PROBLEM DETAILS:
Across the entries below, how many lines contain the string "chart"? Give only the count.
..........
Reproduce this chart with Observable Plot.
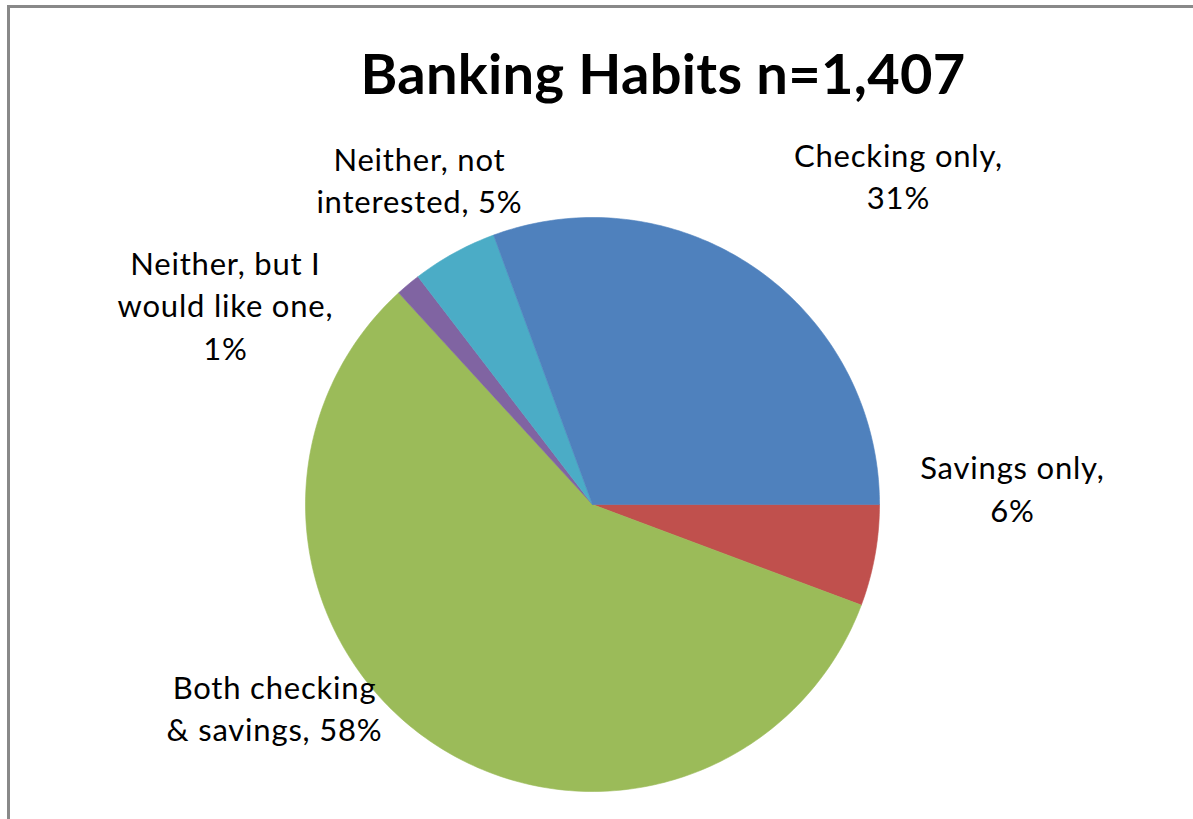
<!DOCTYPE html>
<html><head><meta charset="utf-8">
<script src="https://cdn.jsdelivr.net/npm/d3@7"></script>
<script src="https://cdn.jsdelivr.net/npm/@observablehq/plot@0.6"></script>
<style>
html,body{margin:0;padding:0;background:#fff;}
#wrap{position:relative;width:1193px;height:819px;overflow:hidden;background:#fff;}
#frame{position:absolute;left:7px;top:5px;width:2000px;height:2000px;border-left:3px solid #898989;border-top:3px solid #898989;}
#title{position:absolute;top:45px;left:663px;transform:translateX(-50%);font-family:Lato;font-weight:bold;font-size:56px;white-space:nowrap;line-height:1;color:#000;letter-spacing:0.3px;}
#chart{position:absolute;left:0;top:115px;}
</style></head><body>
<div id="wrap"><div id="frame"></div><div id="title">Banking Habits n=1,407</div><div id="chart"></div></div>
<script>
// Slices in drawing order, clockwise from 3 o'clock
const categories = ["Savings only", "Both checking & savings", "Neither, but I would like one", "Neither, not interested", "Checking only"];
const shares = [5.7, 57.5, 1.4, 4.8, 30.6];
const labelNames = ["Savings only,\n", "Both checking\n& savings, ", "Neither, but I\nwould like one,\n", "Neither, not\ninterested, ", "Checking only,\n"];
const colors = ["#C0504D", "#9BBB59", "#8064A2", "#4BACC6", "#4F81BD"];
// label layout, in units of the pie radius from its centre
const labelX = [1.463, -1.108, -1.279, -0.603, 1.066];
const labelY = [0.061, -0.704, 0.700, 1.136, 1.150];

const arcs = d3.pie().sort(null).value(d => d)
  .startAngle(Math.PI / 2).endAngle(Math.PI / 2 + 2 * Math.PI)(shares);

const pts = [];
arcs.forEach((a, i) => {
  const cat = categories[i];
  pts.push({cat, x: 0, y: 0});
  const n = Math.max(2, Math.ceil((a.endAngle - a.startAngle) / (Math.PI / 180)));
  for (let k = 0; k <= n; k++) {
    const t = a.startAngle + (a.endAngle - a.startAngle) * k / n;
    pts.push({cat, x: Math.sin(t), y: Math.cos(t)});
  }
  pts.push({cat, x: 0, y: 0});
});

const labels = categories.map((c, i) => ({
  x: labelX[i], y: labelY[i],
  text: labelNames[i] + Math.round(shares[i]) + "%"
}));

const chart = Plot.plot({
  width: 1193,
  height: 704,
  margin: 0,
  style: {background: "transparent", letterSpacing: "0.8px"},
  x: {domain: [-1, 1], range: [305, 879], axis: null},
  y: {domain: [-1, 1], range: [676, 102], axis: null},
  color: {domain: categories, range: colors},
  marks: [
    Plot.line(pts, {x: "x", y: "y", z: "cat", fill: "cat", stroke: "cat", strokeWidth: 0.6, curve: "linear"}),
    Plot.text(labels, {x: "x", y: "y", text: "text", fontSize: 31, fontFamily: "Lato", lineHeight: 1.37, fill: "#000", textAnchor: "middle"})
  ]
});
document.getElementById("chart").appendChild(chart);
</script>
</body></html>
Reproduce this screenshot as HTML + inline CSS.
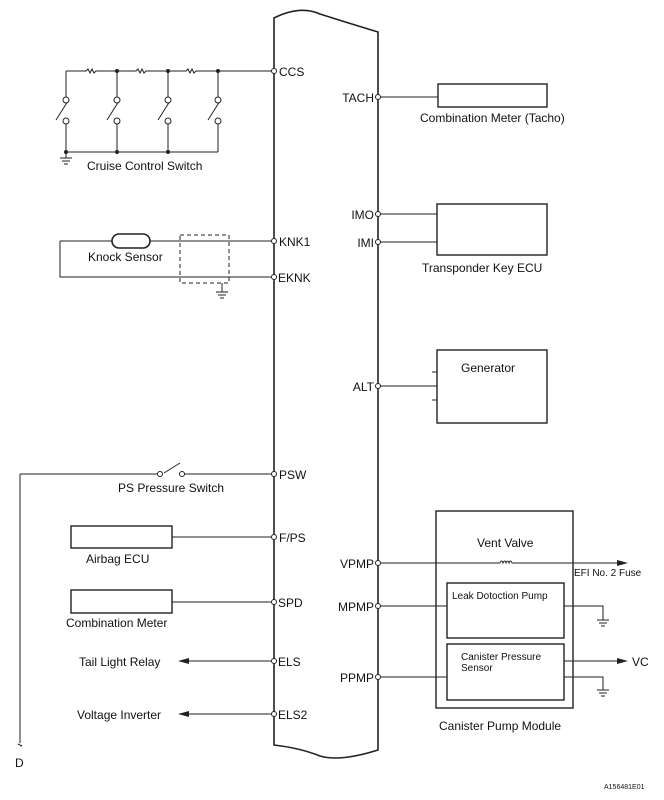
..........
ANSWER TO THIS PROBLEM:
5